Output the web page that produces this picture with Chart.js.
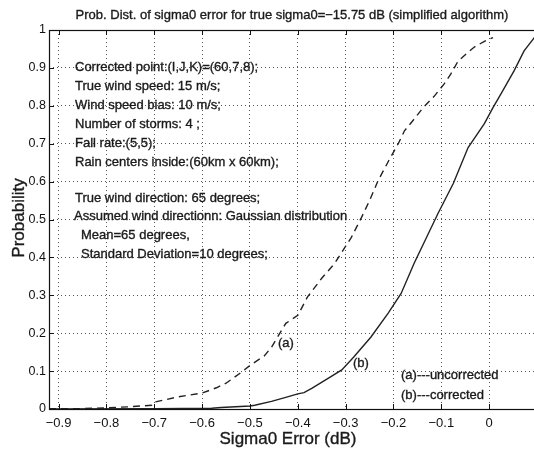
<!DOCTYPE html>
<html><head><meta charset="utf-8">
<script src="https://cdn.jsdelivr.net/npm/chart.js@4/dist/chart.umd.min.js"></script>
<style>
html,body{margin:0;padding:0;background:#fff;overflow:hidden;}
#wrap{width:540px;height:451px;position:relative;}
</style></head><body>
<div id="wrap"><canvas id="c" width="540" height="451"></canvas></div>
<script>
// Data
const uncorrX = [-0.92,-0.85,-0.8,-0.75,-0.705,-0.7,-0.65,-0.6,-0.57,-0.55,-0.52,-0.5,-0.47,-0.455,-0.425,-0.4,-0.38,-0.35,-0.323,-0.288,-0.267,-0.25,-0.232,-0.21,-0.19,-0.177,-0.16,-0.138,-0.115,-0.094,-0.08,-0.065,-0.045,-0.031,-0.01,0.008];
const uncorrY = [0.001,0.001,0.003,0.006,0.01,0.018,0.032,0.042,0.056,0.068,0.095,0.115,0.14,0.163,0.226,0.247,0.295,0.345,0.384,0.453,0.505,0.55,0.603,0.655,0.70,0.734,0.76,0.795,0.825,0.858,0.884,0.918,0.94,0.955,0.97,0.98];
const corrX = [-0.92,-0.7,-0.58,-0.56,-0.5,-0.49,-0.455,-0.427,-0.4,-0.387,-0.37,-0.335,-0.308,-0.283,-0.247,-0.211,-0.184,-0.157,-0.13,-0.107,-0.075,-0.044,-0.01,0.008,0.025,0.052,0.073,0.094,0.1];
const corrY = [0,0.001,0.002,0.004,0.008,0.01,0.02,0.03,0.04,0.043,0.055,0.082,0.103,0.137,0.19,0.253,0.305,0.384,0.455,0.516,0.595,0.69,0.753,0.795,0.832,0.892,0.945,0.979,0.99];
const xTicks = [-0.9,-0.8,-0.7,-0.6,-0.5,-0.4,-0.3,-0.2,-0.1,0];
const yTicks = [0,0.1,0.2,0.3,0.4,0.5,0.6,0.7,0.8,0.9,1];
const titleText = "Prob. Dist. of sigma0 error for true sigma0=\u221215.75 dB (simplified algorithm)";
const xTitle = "Sigma0 Error (dB)";
const yTitle = "Probability";
const noteLines = [
  ["Corrected point:(I,J,K)=(60,7,8);",75,67],
  ["True wind speed: 15 m/s;",75,86],
  ["Wind speed bias: 10 m/s;",75,105],
  ["Number of storms: 4 ;",75,124],
  ["Fall rate:(5,5);",75,143],
  ["Rain centers inside:(60km x 60km);",75,162],
  ["True wind direction: 65 degrees;",75,198],
  ["Assumed wind directionn: Gaussian distribution",74,216],
  ["Mean=65 degrees,",81,235],
  ["Standard Deviation=10 degrees;",81,254],
  ["(a)",278,343],
  ["(b)",353,363],
  ["(a)---uncorrected",401,375],
  ["(b)---corrected",401,395]
];

const FONT = '"Liberation Sans", Arial, Helvetica, sans-serif';
const fmt = v => { const n = Number(v.toFixed(1)); return (n === 0 ? '0' : String(n)).replace('-', '\u2212'); };

function heavyText(ctx, t, x, y) {
  ctx.strokeText(t, x, y);
  ctx.fillText(t, x, y);
}

const decor = {
  id: 'decor',
  afterDraw(chart) {
    const ctx = chart.ctx, a = chart.chartArea;
    const xs = chart.scales.x, ys = chart.scales.y;
    ctx.save();
    ctx.strokeStyle = '#111'; ctx.lineWidth = 1.2;
    ctx.strokeRect(Math.round(a.left)+0.5, Math.round(a.top)+0.5, a.right - a.left, a.bottom - a.top);
    ctx.lineWidth = 1;
    ctx.beginPath();
    xTicks.forEach(v => {
      const p = Math.round(xs.getPixelForValue(v)) + 0.5;
      ctx.moveTo(p, a.bottom); ctx.lineTo(p, a.bottom - 5);
      ctx.moveTo(p, a.top); ctx.lineTo(p, a.top + 5);
    });
    yTicks.forEach(v => {
      const p = Math.round(ys.getPixelForValue(v)) + 0.5;
      ctx.moveTo(a.left, p); ctx.lineTo(a.left + 5, p);
    });
    ctx.stroke();
    ctx.fillStyle = '#1a1a1a';
    ctx.strokeStyle = '#1a1a1a';
    ctx.lineWidth = 0.35;
    ctx.textBaseline = 'middle';
    ctx.textAlign = 'center';
    ctx.font = '13px ' + FONT;
    heavyText(ctx, titleText, 292, 15);
    ctx.font = '17px ' + FONT;
    heavyText(ctx, xTitle, 288, 439);
    ctx.save();
    ctx.translate(19, 218); ctx.rotate(-Math.PI/2);
    heavyText(ctx, yTitle, 0, 0);
    ctx.restore();
    ctx.textAlign = 'left';
    ctx.font = '13px ' + FONT;
    noteLines.forEach(([t,x,y]) => heavyText(ctx, t, x, y));
    ctx.restore();
  }
};

new Chart(document.getElementById('c'), {
  type: 'line',
  data: {
    datasets: [
      { label: '(a) uncorrected', data: uncorrX.map((x,i)=>({x, y: uncorrY[i]})), borderColor: '#222', borderWidth: 1.4, borderDash: [7,5], pointRadius: 0, tension: 0, fill: false },
      { label: '(b) corrected', data: corrX.map((x,i)=>({x, y: corrY[i]})), borderColor: '#222', borderWidth: 1.4, pointRadius: 0, tension: 0, fill: false }
    ]
  },
  options: {
    responsive: false, animation: false,
    layout: { padding: { top: 30, left: 0, right: 3, bottom: 0 } },
    plugins: { legend: { display: false }, title: { display: false }, tooltip: { enabled: false } },
    scales: {
      x: {
        type: 'linear', min: -0.92, max: 0.1,
        afterFit: s => { s.height = 42; },
        afterBuildTicks: s => { s.ticks = xTicks.map(v => ({ value: v })); },
        grid: { color: '#555', drawTicks: false, lineWidth: 1 },
        border: { display: false, dash: [1,3] },
        ticks: { callback: fmt, padding: 7, color: '#111', font: { family: FONT, size: 13 }, maxRotation: 0, autoSkip: false }
      },
      y: {
        type: 'linear', min: 0, max: 1,
        afterFit: s => { s.width = 49; },
        afterBuildTicks: s => { s.ticks = yTicks.map(v => ({ value: v })); },
        grid: { color: '#555', drawTicks: false, lineWidth: 1 },
        border: { display: false, dash: [1,3] },
        ticks: { callback: fmt, padding: 3, color: '#111', font: { family: FONT, size: 12.5 }, autoSkip: false }
      }
    }
  },
  plugins: [decor]
});
</script>
</body></html>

════

AIM —
Copy all the data exactly as written, but skip any picture.

RESPONSE BELOW —
Output the web page that produces this picture with Chart.js.
<!DOCTYPE html>
<html><head><meta charset="utf-8">
<script src="https://cdn.jsdelivr.net/npm/chart.js@4/dist/chart.umd.min.js"></script>
<style>
html,body{margin:0;padding:0;background:#fff;overflow:hidden;}
#wrap{width:540px;height:451px;position:relative;}
</style></head><body>
<div id="wrap"><canvas id="c" width="540" height="451"></canvas></div>
<script>
// Data
const uncorrX = [-0.92,-0.85,-0.8,-0.75,-0.705,-0.7,-0.65,-0.6,-0.57,-0.55,-0.52,-0.5,-0.47,-0.455,-0.425,-0.4,-0.38,-0.35,-0.323,-0.288,-0.267,-0.25,-0.232,-0.21,-0.19,-0.177,-0.16,-0.138,-0.115,-0.094,-0.08,-0.065,-0.045,-0.031,-0.01,0.008];
const uncorrY = [0.001,0.001,0.003,0.006,0.01,0.018,0.032,0.042,0.056,0.068,0.095,0.115,0.14,0.163,0.226,0.247,0.295,0.345,0.384,0.453,0.505,0.55,0.603,0.655,0.70,0.734,0.76,0.795,0.825,0.858,0.884,0.918,0.94,0.955,0.97,0.98];
const corrX = [-0.92,-0.7,-0.58,-0.56,-0.5,-0.49,-0.455,-0.427,-0.4,-0.387,-0.37,-0.335,-0.308,-0.283,-0.247,-0.211,-0.184,-0.157,-0.13,-0.107,-0.075,-0.044,-0.01,0.008,0.025,0.052,0.073,0.094,0.1];
const corrY = [0,0.001,0.002,0.004,0.008,0.01,0.02,0.03,0.04,0.043,0.055,0.082,0.103,0.137,0.19,0.253,0.305,0.384,0.455,0.516,0.595,0.69,0.753,0.795,0.832,0.892,0.945,0.979,0.99];
const xTicks = [-0.9,-0.8,-0.7,-0.6,-0.5,-0.4,-0.3,-0.2,-0.1,0];
const yTicks = [0,0.1,0.2,0.3,0.4,0.5,0.6,0.7,0.8,0.9,1];
const titleText = "Prob. Dist. of sigma0 error for true sigma0=\u221215.75 dB (simplified algorithm)";
const xTitle = "Sigma0 Error (dB)";
const yTitle = "Probability";
const noteLines = [
  ["Corrected point:(I,J,K)=(60,7,8);",75,67],
  ["True wind speed: 15 m/s;",75,86],
  ["Wind speed bias: 10 m/s;",75,105],
  ["Number of storms: 4 ;",75,124],
  ["Fall rate:(5,5);",75,143],
  ["Rain centers inside:(60km x 60km);",75,162],
  ["True wind direction: 65 degrees;",75,198],
  ["Assumed wind directionn: Gaussian distribution",74,216],
  ["Mean=65 degrees,",81,235],
  ["Standard Deviation=10 degrees;",81,254],
  ["(a)",278,343],
  ["(b)",353,363],
  ["(a)---uncorrected",401,375],
  ["(b)---corrected",401,395]
];

const FONT = '"Liberation Sans", Arial, Helvetica, sans-serif';
const fmt = v => { const n = Number(v.toFixed(1)); return (n === 0 ? '0' : String(n)).replace('-', '\u2212'); };

function heavyText(ctx, t, x, y) {
  ctx.strokeText(t, x, y);
  ctx.fillText(t, x, y);
}

const decor = {
  id: 'decor',
  afterDraw(chart) {
    const ctx = chart.ctx, a = chart.chartArea;
    const xs = chart.scales.x, ys = chart.scales.y;
    ctx.save();
    ctx.strokeStyle = '#111'; ctx.lineWidth = 1.2;
    ctx.strokeRect(Math.round(a.left)+0.5, Math.round(a.top)+0.5, a.right - a.left, a.bottom - a.top);
    ctx.lineWidth = 1;
    ctx.beginPath();
    xTicks.forEach(v => {
      const p = Math.round(xs.getPixelForValue(v)) + 0.5;
      ctx.moveTo(p, a.bottom); ctx.lineTo(p, a.bottom - 5);
      ctx.moveTo(p, a.top); ctx.lineTo(p, a.top + 5);
    });
    yTicks.forEach(v => {
      const p = Math.round(ys.getPixelForValue(v)) + 0.5;
      ctx.moveTo(a.left, p); ctx.lineTo(a.left + 5, p);
    });
    ctx.stroke();
    ctx.fillStyle = '#1a1a1a';
    ctx.strokeStyle = '#1a1a1a';
    ctx.lineWidth = 0.35;
    ctx.textBaseline = 'middle';
    ctx.textAlign = 'center';
    ctx.font = '13px ' + FONT;
    heavyText(ctx, titleText, 292, 15);
    ctx.font = '17px ' + FONT;
    heavyText(ctx, xTitle, 288, 439);
    ctx.save();
    ctx.translate(19, 218); ctx.rotate(-Math.PI/2);
    heavyText(ctx, yTitle, 0, 0);
    ctx.restore();
    ctx.textAlign = 'left';
    ctx.font = '13px ' + FONT;
    noteLines.forEach(([t,x,y]) => heavyText(ctx, t, x, y));
    ctx.restore();
  }
};

new Chart(document.getElementById('c'), {
  type: 'line',
  data: {
    datasets: [
      { label: '(a) uncorrected', data: uncorrX.map((x,i)=>({x, y: uncorrY[i]})), borderColor: '#222', borderWidth: 1.4, borderDash: [7,5], pointRadius: 0, tension: 0, fill: false },
      { label: '(b) corrected', data: corrX.map((x,i)=>({x, y: corrY[i]})), borderColor: '#222', borderWidth: 1.4, pointRadius: 0, tension: 0, fill: false }
    ]
  },
  options: {
    responsive: false, animation: false,
    layout: { padding: { top: 30, left: 0, right: 3, bottom: 0 } },
    plugins: { legend: { display: false }, title: { display: false }, tooltip: { enabled: false } },
    scales: {
      x: {
        type: 'linear', min: -0.92, max: 0.1,
        afterFit: s => { s.height = 42; },
        afterBuildTicks: s => { s.ticks = xTicks.map(v => ({ value: v })); },
        grid: { color: '#555', drawTicks: false, lineWidth: 1 },
        border: { display: false, dash: [1,3] },
        ticks: { callback: fmt, padding: 7, color: '#111', font: { family: FONT, size: 13 }, maxRotation: 0, autoSkip: false }
      },
      y: {
        type: 'linear', min: 0, max: 1,
        afterFit: s => { s.width = 49; },
        afterBuildTicks: s => { s.ticks = yTicks.map(v => ({ value: v })); },
        grid: { color: '#555', drawTicks: false, lineWidth: 1 },
        border: { display: false, dash: [1,3] },
        ticks: { callback: fmt, padding: 3, color: '#111', font: { family: FONT, size: 12.5 }, autoSkip: false }
      }
    }
  },
  plugins: [decor]
});
</script>
</body></html>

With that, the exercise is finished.